My three year old is an introvert, child of introverts. No question about it. I'm used to her hanging back when meeting strange people, or too many people, or hiding behind me when she is in the spotlight (when asked a question and then everyone stares at her expectantly, for instance.). Whatever. She's doing great in kindergarten, and to my surprise even enjoyed her birthday party there (cake and singing).
But I am baffled why she acts up so much when we have family get togethers. We're talking about grandpa and grandma, grandma2, great aunt and uncle. And us. We see them every two weeks as a group! My kid spends the day with grandma and grandpa twice a week and sees grandma2 once a week, and she loves them individually.
But as soon as we are in a group, she hides her face in my lap, clings to me and squrims and moans instead of saying hello. No hellos, no thank yous, no direct responses, only unhappy snarling. Eventually she opens up, but prefers to snag one grown up from the group and go away with that person to play in private. She absolutely hates sitting at the table with everyone and prefers to eat no cake at all (!) rather than eat it with everyone.

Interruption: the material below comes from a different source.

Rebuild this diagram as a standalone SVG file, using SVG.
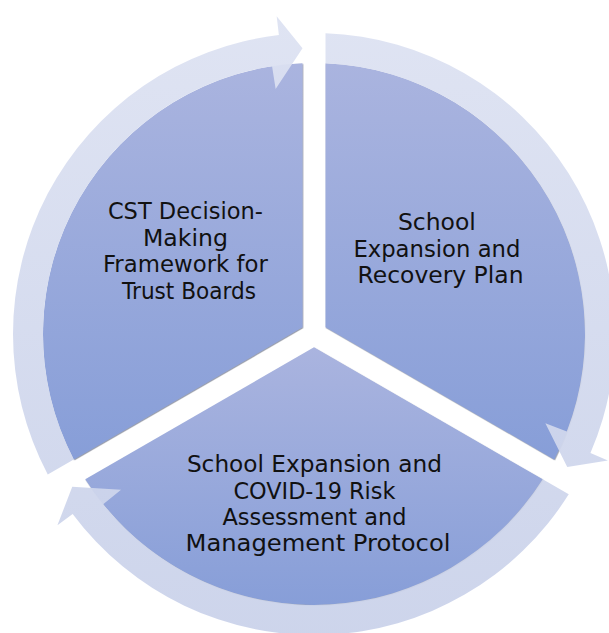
<svg xmlns="http://www.w3.org/2000/svg" width="609" height="633" viewBox="0 0 609 633">
  <defs>
    <linearGradient id="segGrad" x1="0" y1="0" x2="0" y2="1">
      <stop offset="0" stop-color="#aab4df"/>
      <stop offset="1" stop-color="#879ed8"/>
    </linearGradient>
    <linearGradient id="ringGrad" gradientUnits="userSpaceOnUse" x1="0" y1="17" x2="0" y2="633">
      <stop offset="0" stop-color="#dde2f2"/>
      <stop offset="1" stop-color="#cad2ea"/>
    </linearGradient>
    <filter id="edgeShadow" x="-5%" y="-5%" width="110%" height="110%">
      <feDropShadow dx="0.6" dy="0.8" stdDeviation="0.7" flood-color="#343c55" flood-opacity="0.6"/>
    </filter>
  </defs>
  <style>
    .seg { fill: url(#segGrad); filter: url(#edgeShadow); }
    .arrow { fill: url(#ringGrad); fill-opacity: 0.94; }
    .label { font-family: "DejaVu Sans", "Liberation Sans", sans-serif; font-size: 22.7px; fill: #111111; text-anchor: middle; }
  </style>
  <rect width="609" height="633" fill="#ffffff"/>

  <g id="node-framework">
    <path class="seg" d="M302.5 327.36 L73.77 459.41 A271 271 0 0 1 302.5 63.24 Z"/>
    <text class="label">
      <tspan x="189" y="219" textLength="155" lengthAdjust="spacingAndGlyphs">CST Decision-</tspan>
      <tspan x="189" y="245.5" textLength="85" lengthAdjust="spacingAndGlyphs">Making</tspan>
      <tspan x="189" y="272" textLength="165" lengthAdjust="spacingAndGlyphs">Framework for</tspan>
      <tspan x="189" y="298.5" textLength="134" lengthAdjust="spacingAndGlyphs">Trust Boards</tspan>
    </text>
  </g>

  <g id="node-recovery">
    <path class="seg" d="M325.5 327.36 L325.5 63.24 A271 271 0 0 1 554.23 459.41 Z"/>
    <text class="label">
      <tspan x="440.5" y="230" textLength="78" lengthAdjust="spacingAndGlyphs">School</tspan>
      <tspan x="440.5" y="256.7" textLength="167" lengthAdjust="spacingAndGlyphs">Expansion and</tspan>
      <tspan x="440.5" y="283.3" textLength="166" lengthAdjust="spacingAndGlyphs">Recovery Plan</tspan>
    </text>
  </g>

  <g id="node-protocol">
    <path class="seg" d="M314 347.28 L542.74 479.33 A271 271 0 0 1 85.26 479.33 Z"/>
    <text class="label">
      <tspan x="318" y="472" textLength="255" lengthAdjust="spacingAndGlyphs">School Expansion and</tspan>
      <tspan x="318" y="498.5" textLength="162" lengthAdjust="spacingAndGlyphs">COVID-19 Risk</tspan>
      <tspan x="318" y="525" textLength="184" lengthAdjust="spacingAndGlyphs">Assessment and</tspan>
      <tspan x="318" y="551" textLength="265" lengthAdjust="spacingAndGlyphs">Management Protocol</tspan>
    </text>
  </g>

  <g id="connectors">
    <path class="arrow" d="M47.75 474.40 A301 301 0 0 1 278.88 35.06 L276.67 16.19 L302.5 48.23 L275.63 88.99 L272.07 66.26 A271 271 0 0 0 73.77 459.41 Z"/>
    <path class="arrow" d="M325.5 33.22 A301 301 0 0 1 590.45 453.06 L607.90 460.58 L567.23 466.92 L545.37 423.28 L566.83 431.56 A271 271 0 0 0 325.5 63.24 Z"/>
    <path class="arrow" d="M568.74 494.34 A301 301 0 0 1 72.66 513.89 L57.43 525.24 L72.25 486.82 L121.04 489.73 L103.15 504.18 A271 271 0 0 0 542.74 479.33 Z"/>
  </g>
</svg>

She even hated it when we all sang happy birthday for grandpa!
She did all this today, despite spending the whole morning talking about grandpa's birthday, and drawing him a lovely birthday card.
- she hates being the center of attention, which she is when her family is around her.
- she may be a little jealous as well, though, because her seven month old sister is of course snagging a lot of attention herself and seems to utterly enjoy it. The behaviour predates baby sister, but may have gotten worse. Maybe.
- she doesn't like great aunt for incomprehensible toddler reasons. Great aunt is the most discrete person I know, and pretty much lets her be, while making low key overtures and giving presents once in a while.
- I get the impression she's hamming it up a little. Like, she found something that works, she's getting something out of this, but what? More attention?
Given all this, what's my best strategy? I don't need her to be sociable, or eat cake with us or whatever, but I do want her to observe basic manners. This whole "Arrrrgh don't look at me don't talk with me" thing is getting old. And I think three years old is a point where I can expect a bit more.